■ **Written problem**
Copy, character for character, the lines running from the one with "Write the matplotlib code for this chart." to the one with "import numpy as np", ends included. Leave out every other line.

■ **Records for this exercise**
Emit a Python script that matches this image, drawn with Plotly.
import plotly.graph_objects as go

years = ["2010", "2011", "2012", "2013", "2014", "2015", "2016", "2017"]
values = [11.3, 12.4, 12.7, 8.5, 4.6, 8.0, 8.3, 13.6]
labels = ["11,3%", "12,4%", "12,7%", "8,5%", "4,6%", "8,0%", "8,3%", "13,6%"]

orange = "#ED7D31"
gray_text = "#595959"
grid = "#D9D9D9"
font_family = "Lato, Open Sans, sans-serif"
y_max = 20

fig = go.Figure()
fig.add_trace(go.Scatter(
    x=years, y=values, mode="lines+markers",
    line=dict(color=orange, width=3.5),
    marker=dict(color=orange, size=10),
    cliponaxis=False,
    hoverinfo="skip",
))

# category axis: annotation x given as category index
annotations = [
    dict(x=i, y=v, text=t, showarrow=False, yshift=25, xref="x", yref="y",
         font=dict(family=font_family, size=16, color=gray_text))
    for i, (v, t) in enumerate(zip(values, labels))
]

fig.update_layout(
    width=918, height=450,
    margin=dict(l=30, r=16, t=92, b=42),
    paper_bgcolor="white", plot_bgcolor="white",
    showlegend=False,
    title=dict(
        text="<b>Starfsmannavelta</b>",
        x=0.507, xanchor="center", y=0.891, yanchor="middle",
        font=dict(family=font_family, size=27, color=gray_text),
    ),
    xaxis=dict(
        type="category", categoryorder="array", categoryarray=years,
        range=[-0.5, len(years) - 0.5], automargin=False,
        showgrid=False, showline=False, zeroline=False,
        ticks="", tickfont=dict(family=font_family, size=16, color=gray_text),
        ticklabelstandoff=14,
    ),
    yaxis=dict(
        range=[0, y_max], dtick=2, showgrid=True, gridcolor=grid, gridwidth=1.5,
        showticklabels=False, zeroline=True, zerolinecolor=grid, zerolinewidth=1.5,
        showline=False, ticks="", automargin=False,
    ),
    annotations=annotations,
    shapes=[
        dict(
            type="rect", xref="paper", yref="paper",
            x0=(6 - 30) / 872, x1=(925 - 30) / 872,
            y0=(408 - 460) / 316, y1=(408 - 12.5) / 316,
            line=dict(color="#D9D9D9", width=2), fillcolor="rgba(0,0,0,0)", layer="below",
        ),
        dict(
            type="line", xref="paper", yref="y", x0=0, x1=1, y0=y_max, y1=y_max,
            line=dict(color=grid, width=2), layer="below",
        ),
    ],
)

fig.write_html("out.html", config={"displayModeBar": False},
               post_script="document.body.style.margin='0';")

--

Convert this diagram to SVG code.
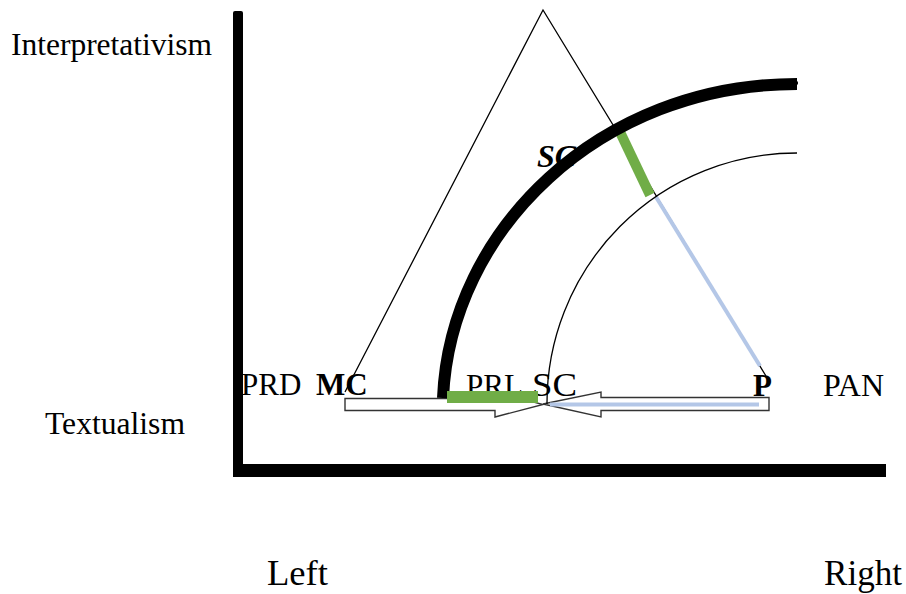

* * *

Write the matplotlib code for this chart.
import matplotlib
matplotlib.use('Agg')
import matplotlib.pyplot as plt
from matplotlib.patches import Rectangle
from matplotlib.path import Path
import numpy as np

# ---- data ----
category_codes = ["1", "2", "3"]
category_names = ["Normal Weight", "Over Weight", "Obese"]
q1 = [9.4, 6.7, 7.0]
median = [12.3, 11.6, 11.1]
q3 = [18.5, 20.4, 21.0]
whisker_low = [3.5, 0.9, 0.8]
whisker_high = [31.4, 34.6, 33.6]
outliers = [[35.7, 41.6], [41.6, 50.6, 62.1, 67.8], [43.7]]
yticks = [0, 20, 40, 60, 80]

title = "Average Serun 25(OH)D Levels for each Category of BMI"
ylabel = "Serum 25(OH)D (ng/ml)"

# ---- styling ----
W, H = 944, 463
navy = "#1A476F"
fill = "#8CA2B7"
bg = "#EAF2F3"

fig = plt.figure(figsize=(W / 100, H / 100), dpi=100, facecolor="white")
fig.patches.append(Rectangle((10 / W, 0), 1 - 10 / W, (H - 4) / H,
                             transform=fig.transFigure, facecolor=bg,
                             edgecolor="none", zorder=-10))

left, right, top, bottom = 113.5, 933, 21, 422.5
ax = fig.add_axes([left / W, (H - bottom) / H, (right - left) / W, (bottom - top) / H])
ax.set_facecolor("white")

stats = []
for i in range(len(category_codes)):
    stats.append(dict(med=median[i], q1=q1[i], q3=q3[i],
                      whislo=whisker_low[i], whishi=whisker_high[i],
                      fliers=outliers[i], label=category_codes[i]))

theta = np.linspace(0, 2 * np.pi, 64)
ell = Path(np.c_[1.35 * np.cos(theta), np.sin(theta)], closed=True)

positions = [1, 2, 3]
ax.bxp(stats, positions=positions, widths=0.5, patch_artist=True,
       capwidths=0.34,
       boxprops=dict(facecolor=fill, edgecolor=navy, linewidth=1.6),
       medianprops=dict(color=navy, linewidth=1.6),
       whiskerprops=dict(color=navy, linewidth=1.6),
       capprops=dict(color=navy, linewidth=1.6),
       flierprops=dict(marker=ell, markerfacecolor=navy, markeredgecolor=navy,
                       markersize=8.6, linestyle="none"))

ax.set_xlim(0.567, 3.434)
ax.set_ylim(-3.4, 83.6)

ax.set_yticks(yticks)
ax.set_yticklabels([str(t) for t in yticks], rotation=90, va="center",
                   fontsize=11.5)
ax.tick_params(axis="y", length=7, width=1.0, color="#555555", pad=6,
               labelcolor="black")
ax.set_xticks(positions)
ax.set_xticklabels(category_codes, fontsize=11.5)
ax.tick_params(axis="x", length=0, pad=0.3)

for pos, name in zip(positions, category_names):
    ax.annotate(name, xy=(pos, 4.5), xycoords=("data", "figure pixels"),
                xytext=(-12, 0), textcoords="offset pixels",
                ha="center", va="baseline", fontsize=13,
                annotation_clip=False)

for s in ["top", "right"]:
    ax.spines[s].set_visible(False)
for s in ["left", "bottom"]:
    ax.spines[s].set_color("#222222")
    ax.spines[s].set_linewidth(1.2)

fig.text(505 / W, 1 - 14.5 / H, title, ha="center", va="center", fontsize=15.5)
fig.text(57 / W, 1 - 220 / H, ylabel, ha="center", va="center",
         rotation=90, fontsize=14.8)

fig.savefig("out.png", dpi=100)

■ **Exercise output**
Write the matplotlib code for this chart.
import matplotlib
matplotlib.use('Agg')
import matplotlib.pyplot as plt
from matplotlib.patches import Rectangle
from matplotlib.path import Path
import numpy as np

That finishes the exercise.